### THE RECORDS
** Start **

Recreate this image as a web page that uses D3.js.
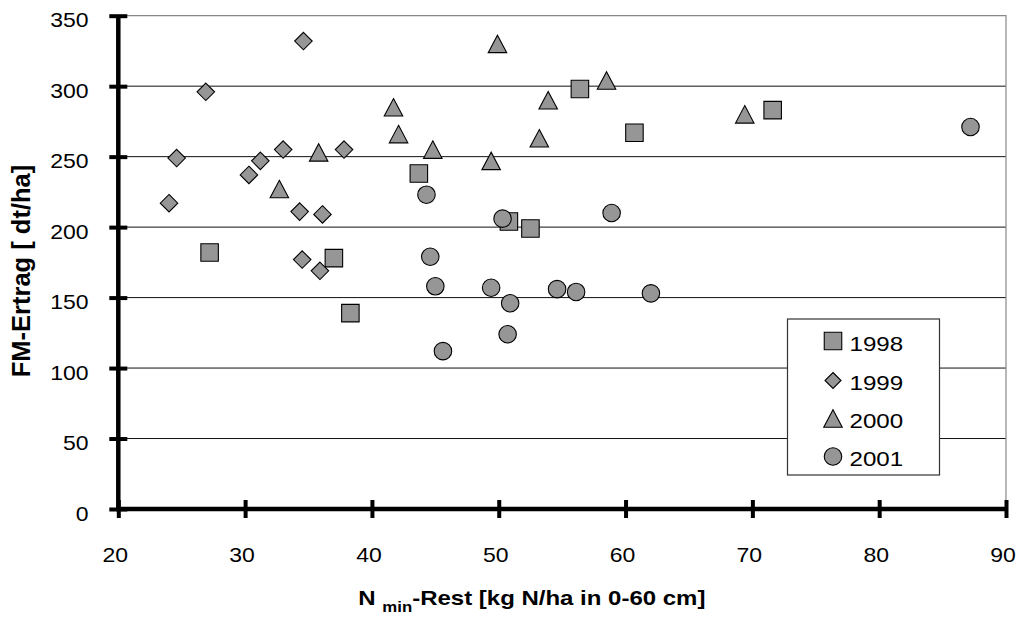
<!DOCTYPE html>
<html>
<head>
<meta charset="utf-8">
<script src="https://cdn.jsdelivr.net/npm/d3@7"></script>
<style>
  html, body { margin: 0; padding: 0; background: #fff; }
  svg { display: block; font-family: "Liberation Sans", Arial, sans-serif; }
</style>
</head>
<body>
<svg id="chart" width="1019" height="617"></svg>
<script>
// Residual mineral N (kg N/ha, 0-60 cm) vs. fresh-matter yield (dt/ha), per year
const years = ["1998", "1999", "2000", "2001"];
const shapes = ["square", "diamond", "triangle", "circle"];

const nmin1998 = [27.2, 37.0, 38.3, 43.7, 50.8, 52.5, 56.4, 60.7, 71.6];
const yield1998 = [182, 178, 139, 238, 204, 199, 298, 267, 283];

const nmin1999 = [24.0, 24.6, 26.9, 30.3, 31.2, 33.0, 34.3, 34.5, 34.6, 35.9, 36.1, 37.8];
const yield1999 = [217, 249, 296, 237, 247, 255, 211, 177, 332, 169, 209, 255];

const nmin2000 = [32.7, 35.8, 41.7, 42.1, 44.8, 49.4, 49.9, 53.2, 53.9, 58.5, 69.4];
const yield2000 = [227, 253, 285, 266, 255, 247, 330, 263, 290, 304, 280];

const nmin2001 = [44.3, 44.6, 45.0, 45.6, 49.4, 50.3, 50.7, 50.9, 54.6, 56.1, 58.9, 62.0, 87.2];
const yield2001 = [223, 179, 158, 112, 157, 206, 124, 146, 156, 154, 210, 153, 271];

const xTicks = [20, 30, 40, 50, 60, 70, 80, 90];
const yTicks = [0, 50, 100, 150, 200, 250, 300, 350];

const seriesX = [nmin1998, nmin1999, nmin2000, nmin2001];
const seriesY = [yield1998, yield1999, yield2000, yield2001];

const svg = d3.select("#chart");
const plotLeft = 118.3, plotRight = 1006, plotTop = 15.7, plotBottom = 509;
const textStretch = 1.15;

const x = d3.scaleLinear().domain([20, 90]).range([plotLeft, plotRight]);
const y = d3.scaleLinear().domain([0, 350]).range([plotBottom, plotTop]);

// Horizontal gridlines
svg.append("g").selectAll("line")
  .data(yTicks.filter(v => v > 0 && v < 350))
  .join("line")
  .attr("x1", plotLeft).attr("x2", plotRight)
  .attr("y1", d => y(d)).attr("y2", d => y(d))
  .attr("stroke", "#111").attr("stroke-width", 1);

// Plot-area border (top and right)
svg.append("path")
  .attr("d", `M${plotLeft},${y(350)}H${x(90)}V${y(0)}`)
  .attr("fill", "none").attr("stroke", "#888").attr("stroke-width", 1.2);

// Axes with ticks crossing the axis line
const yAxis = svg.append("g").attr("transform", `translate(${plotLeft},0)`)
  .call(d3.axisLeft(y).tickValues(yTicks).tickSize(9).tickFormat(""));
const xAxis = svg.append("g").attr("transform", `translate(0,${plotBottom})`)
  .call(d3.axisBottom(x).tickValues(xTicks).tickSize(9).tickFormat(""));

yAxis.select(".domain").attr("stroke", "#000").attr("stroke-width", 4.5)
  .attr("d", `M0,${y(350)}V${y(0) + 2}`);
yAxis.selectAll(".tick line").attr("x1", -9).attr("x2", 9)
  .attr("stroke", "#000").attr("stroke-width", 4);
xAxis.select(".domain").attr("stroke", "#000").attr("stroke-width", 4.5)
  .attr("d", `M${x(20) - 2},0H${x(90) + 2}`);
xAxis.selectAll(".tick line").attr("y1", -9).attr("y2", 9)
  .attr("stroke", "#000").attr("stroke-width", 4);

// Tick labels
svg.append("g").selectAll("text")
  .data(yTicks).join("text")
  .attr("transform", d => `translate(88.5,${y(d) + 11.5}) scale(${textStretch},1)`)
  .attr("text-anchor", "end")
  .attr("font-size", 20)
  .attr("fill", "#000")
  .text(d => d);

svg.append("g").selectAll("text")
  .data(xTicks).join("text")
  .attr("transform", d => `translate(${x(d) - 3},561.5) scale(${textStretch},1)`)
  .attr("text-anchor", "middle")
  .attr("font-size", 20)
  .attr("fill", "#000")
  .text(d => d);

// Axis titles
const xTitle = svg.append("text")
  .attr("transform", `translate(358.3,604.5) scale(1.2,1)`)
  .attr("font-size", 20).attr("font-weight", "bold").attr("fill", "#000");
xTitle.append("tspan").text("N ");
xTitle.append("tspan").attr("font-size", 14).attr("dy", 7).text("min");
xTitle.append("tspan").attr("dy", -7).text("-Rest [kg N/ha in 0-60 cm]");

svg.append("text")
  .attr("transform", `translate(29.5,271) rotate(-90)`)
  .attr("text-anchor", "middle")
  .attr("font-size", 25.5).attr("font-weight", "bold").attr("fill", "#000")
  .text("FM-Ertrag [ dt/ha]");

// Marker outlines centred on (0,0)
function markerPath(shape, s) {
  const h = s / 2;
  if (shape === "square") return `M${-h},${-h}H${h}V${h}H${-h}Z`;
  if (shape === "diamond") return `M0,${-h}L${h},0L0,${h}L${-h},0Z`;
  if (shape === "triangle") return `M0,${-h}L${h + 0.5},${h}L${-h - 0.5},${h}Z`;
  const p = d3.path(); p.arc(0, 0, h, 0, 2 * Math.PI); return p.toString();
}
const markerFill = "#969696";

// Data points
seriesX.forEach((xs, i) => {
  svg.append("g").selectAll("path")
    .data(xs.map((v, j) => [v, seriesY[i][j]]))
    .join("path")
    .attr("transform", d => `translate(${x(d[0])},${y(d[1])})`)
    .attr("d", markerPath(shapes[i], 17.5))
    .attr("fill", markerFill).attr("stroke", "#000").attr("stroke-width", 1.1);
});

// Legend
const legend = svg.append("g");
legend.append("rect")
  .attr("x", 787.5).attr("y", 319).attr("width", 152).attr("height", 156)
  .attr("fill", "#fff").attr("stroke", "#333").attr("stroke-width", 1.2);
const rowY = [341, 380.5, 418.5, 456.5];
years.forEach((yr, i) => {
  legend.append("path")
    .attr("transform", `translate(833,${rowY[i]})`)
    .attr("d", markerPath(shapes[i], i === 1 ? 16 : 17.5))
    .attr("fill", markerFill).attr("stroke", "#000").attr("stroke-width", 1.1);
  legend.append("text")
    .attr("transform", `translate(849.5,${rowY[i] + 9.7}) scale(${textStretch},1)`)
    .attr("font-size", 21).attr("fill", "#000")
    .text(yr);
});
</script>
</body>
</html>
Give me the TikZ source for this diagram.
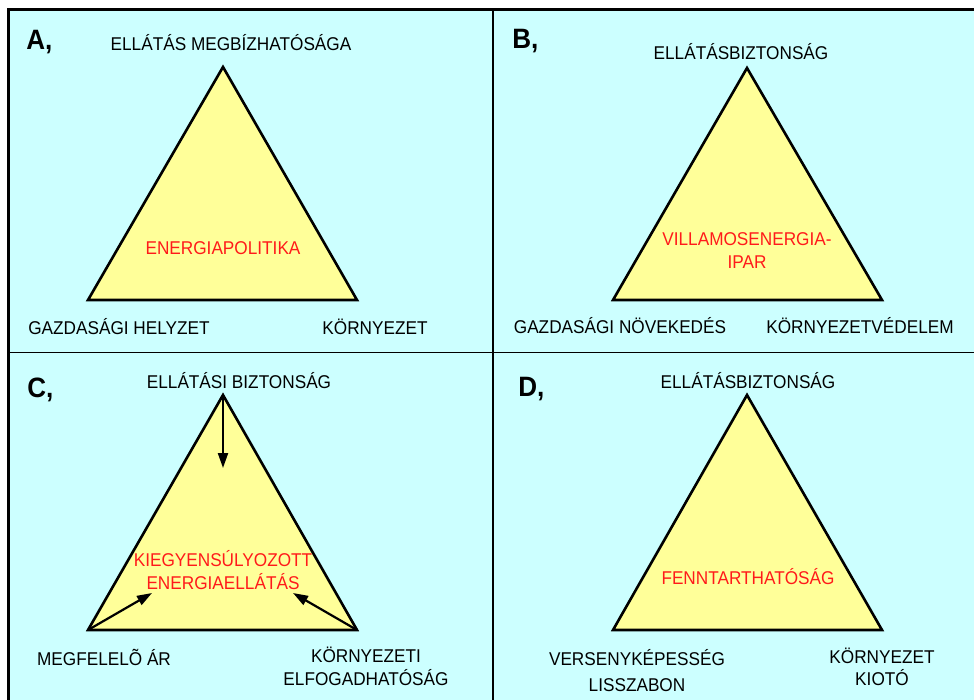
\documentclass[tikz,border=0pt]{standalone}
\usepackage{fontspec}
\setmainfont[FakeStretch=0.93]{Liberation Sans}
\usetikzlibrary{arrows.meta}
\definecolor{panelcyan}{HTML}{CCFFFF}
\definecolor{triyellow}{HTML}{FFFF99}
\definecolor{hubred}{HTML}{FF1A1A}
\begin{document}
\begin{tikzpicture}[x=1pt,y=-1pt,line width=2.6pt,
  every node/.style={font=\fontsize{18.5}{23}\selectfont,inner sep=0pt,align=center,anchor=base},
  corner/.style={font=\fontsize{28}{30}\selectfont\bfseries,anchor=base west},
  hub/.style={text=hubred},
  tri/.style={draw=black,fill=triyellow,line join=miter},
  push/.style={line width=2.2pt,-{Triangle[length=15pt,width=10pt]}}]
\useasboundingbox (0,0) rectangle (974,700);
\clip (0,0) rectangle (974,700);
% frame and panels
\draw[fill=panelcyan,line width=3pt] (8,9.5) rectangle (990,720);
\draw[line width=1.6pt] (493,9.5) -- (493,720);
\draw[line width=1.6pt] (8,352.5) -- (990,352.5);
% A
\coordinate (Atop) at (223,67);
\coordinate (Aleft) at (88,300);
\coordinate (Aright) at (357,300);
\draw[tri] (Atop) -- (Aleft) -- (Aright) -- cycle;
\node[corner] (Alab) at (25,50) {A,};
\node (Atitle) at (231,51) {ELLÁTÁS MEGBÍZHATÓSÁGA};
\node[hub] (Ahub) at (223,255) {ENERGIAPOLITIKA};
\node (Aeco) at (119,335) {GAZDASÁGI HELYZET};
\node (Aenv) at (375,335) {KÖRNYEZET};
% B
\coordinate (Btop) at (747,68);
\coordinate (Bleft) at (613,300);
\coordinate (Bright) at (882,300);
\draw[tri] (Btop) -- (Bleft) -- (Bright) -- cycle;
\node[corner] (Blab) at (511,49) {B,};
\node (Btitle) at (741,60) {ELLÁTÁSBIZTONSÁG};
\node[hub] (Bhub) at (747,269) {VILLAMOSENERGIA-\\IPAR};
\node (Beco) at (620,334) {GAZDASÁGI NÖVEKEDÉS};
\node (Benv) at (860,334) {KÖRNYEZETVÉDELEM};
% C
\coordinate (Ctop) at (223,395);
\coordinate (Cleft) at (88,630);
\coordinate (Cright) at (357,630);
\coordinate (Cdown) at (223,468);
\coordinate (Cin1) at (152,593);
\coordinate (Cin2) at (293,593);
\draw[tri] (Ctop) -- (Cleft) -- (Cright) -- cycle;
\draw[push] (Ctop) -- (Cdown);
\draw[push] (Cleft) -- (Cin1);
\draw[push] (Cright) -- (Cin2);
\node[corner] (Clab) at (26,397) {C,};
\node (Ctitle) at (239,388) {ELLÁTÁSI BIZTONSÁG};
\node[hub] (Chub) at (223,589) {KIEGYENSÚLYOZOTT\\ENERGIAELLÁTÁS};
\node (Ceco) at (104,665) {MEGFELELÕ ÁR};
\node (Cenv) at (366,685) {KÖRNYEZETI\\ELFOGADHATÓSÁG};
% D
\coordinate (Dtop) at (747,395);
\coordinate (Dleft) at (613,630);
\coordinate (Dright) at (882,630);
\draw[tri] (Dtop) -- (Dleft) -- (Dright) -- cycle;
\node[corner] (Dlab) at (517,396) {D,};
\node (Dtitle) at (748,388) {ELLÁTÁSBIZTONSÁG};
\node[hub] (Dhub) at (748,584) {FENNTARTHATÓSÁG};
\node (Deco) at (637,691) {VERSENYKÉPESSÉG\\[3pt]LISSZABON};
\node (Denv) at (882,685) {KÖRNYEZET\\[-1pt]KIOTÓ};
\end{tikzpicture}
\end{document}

** End **

### REQUEST
Copy out every line of the listing that contains the string "this".

### TASK SOLUTION
Recreate this image as a web page that uses D3.js.
Give me the TikZ source for this diagram.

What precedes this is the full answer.